**Work to complete:**
Starting with the first line below, extract each line through the one that contains "const GRID = '#d9e3f2';", inclusive, excluding pictures.

**Dataset section:**
+ + +

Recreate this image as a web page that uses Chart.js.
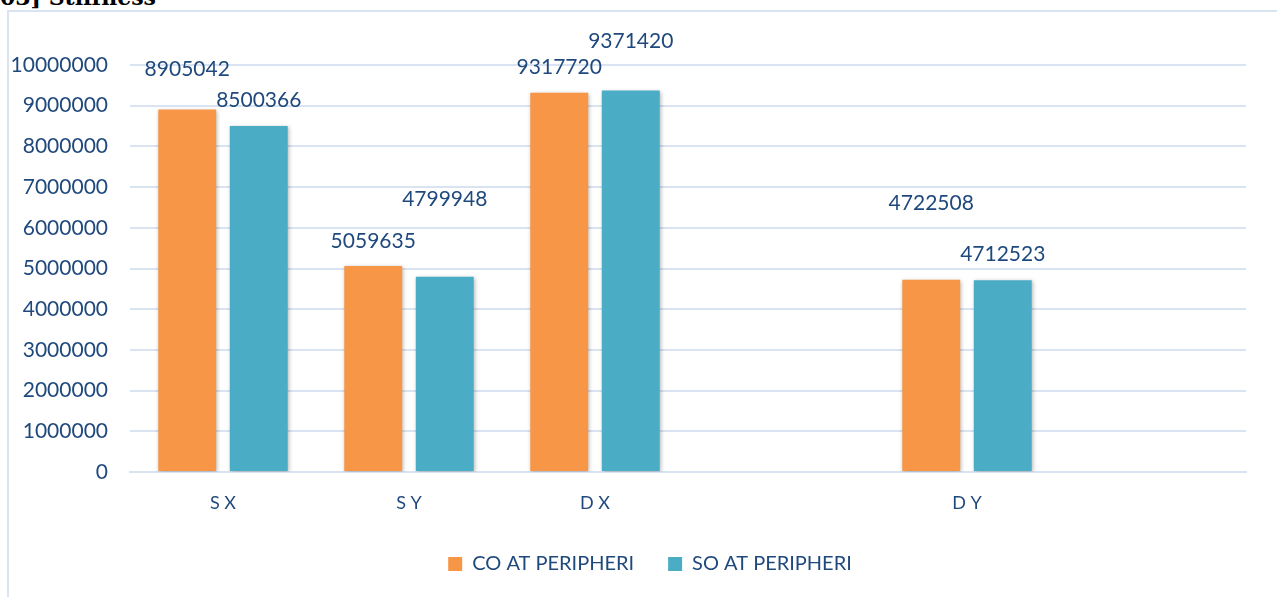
<!DOCTYPE html>
<html>
<head>
<meta charset="utf-8">
<script src="https://cdn.jsdelivr.net/npm/chart.js@4/dist/chart.umd.min.js"></script>
<style>
  html, body { margin: 0; padding: 0; background: #ffffff; overflow: hidden; }
  #wrap { position: relative; width: 1277px; height: 597px; }
  #frame { position: absolute; left: 7px; top: 10px; width: 1300px; height: 620px;
           border: 2px solid #d9e3f2; box-sizing: border-box; }
  #title { position: absolute; left: 0px; top: -14px; font: bold 22px "DejaVu Serif", serif;
           line-height: 22px; color: #000; white-space: nowrap; }
  canvas { position: absolute; left: 0; top: 0; }
</style>
</head>
<body>
<div id="wrap">
  <div id="frame"></div>
  <div id="title">03] Stiffness</div>
  <canvas id="c" width="1277" height="597"></canvas>
</div>
<script>
// Categories (two empty slots keep the spacing of the groups)
const categories = ['S X', 'S Y', 'D X', '', 'D Y', ''];
const coAtPeripheri = [8905042, 5059635, 9317720, null, 4722508, null];
const soAtPeripheri = [8500366, 4799948, 9371420, null, 4712523, null];
const seriesNames = ['CO AT PERIPHERI', 'SO AT PERIPHERI'];
const yTicks = [0, 1000000, 2000000, 3000000, 4000000, 5000000, 6000000, 7000000, 8000000, 9000000, 10000000];

// How far (px) each value label sits above the top of its bar
const labelLift = [
  [40, 25, 26, 0, 77, 0],
  [26, 77, 49, 0, 26, 0]
];
// Horizontal nudge of the legend from the centre of the canvas
const LEGEND_SHIFT = 27;

const TEXT = '#1F497D';
const GRID = '#d9e3f2';

const barShadow = {
  id: 'barShadow',
  beforeDatasetsDraw(chart) {
    const ctx = chart.ctx;
    ctx.save();
    ctx.shadowColor = 'rgba(0,0,0,0.28)';
    ctx.shadowBlur = 4;
    ctx.shadowOffsetX = 1;
    ctx.shadowOffsetY = 1;
  },
  afterDatasetsDraw(chart) {
    chart.ctx.restore();
  }
};

const legendNudge = {
  id: 'legendNudge',
  afterLayout(chart) {
    if (chart.legend) {
      chart.legend.left += LEGEND_SHIFT;
      chart.legend.right += LEGEND_SHIFT;
    }
  }
};

const valueLabels = {
  id: 'valueLabels',
  afterDatasetsDraw(chart) {
    const ctx = chart.ctx;
    ctx.save();
    ctx.font = '21px Lato';
    ctx.fillStyle = TEXT;
    ctx.textAlign = 'center';
    ctx.textBaseline = 'middle';
    chart.data.datasets.forEach((ds, di) => {
      const meta = chart.getDatasetMeta(di);
      meta.data.forEach((bar, i) => {
        const v = ds.data[i];
        if (v === null || v === undefined) return;
        ctx.fillText(String(v), bar.x, bar.y - labelLift[di][i]);
      });
    });
    ctx.restore();
  }
};

new Chart(document.getElementById('c'), {
  type: 'bar',
  data: {
    labels: categories,
    datasets: [
      { label: seriesNames[0], data: coAtPeripheri, backgroundColor: '#F79646',
        categoryPercentage: 0.769, barPercentage: 0.81 },
      { label: seriesNames[1], data: soAtPeripheri, backgroundColor: '#4BACC6',
        categoryPercentage: 0.769, barPercentage: 0.81 }
    ]
  },
  options: {
    responsive: false,
    animation: false,
    layout: { padding: { top: 65, right: 31, left: 0, bottom: 13 } },
    scales: {
      x: {
        grid: { display: false, drawTicks: false },
        border: { display: true, color: GRID, width: 2 },
        ticks: { color: TEXT, font: { family: 'Lato', size: 18 }, padding: 20, maxRotation: 0 },
        afterFit(scale) { scale.height = 48; }
      },
      y: {
        min: 0, max: 10000000,
        afterBuildTicks(scale) { scale.ticks = yTicks.map(v => ({ value: v })); },
        grid: { color: GRID, lineWidth: 2, drawTicks: false },
        border: { display: false },
        ticks: { color: TEXT, font: { family: 'Lato', size: 21 }, padding: 22,
                 callback: v => String(v) },
        afterFit(scale) { scale.width = 130; }
      }
    },
    plugins: {
      legend: {
        position: 'bottom',
        labels: { color: TEXT, font: { family: 'Lato', size: 20 }, boxWidth: 14, boxHeight: 14, padding: 34 }
      },
      tooltip: { enabled: false }
    }
  },
  plugins: [barShadow, legendNudge, valueLabels]
});
</script>
</body>
</html>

+ + +

**Solution for this task:**
Recreate this image as a web page that uses Chart.js.
<!DOCTYPE html>
<html>
<head>
<meta charset="utf-8">
<script src="https://cdn.jsdelivr.net/npm/chart.js@4/dist/chart.umd.min.js"></script>
<style>
  html, body { margin: 0; padding: 0; background: #ffffff; overflow: hidden; }
  #wrap { position: relative; width: 1277px; height: 597px; }
  #frame { position: absolute; left: 7px; top: 10px; width: 1300px; height: 620px;
           border: 2px solid #d9e3f2; box-sizing: border-box; }
  #title { position: absolute; left: 0px; top: -14px; font: bold 22px "DejaVu Serif", serif;
           line-height: 22px; color: #000; white-space: nowrap; }
  canvas { position: absolute; left: 0; top: 0; }
</style>
</head>
<body>
<div id="wrap">
  <div id="frame"></div>
  <div id="title">03] Stiffness</div>
  <canvas id="c" width="1277" height="597"></canvas>
</div>
<script>
// Categories (two empty slots keep the spacing of the groups)
const categories = ['S X', 'S Y', 'D X', '', 'D Y', ''];
const coAtPeripheri = [8905042, 5059635, 9317720, null, 4722508, null];
const soAtPeripheri = [8500366, 4799948, 9371420, null, 4712523, null];
const seriesNames = ['CO AT PERIPHERI', 'SO AT PERIPHERI'];
const yTicks = [0, 1000000, 2000000, 3000000, 4000000, 5000000, 6000000, 7000000, 8000000, 9000000, 10000000];

// How far (px) each value label sits above the top of its bar
const labelLift = [
  [40, 25, 26, 0, 77, 0],
  [26, 77, 49, 0, 26, 0]
];
// Horizontal nudge of the legend from the centre of the canvas
const LEGEND_SHIFT = 27;

const TEXT = '#1F497D';
const GRID = '#d9e3f2';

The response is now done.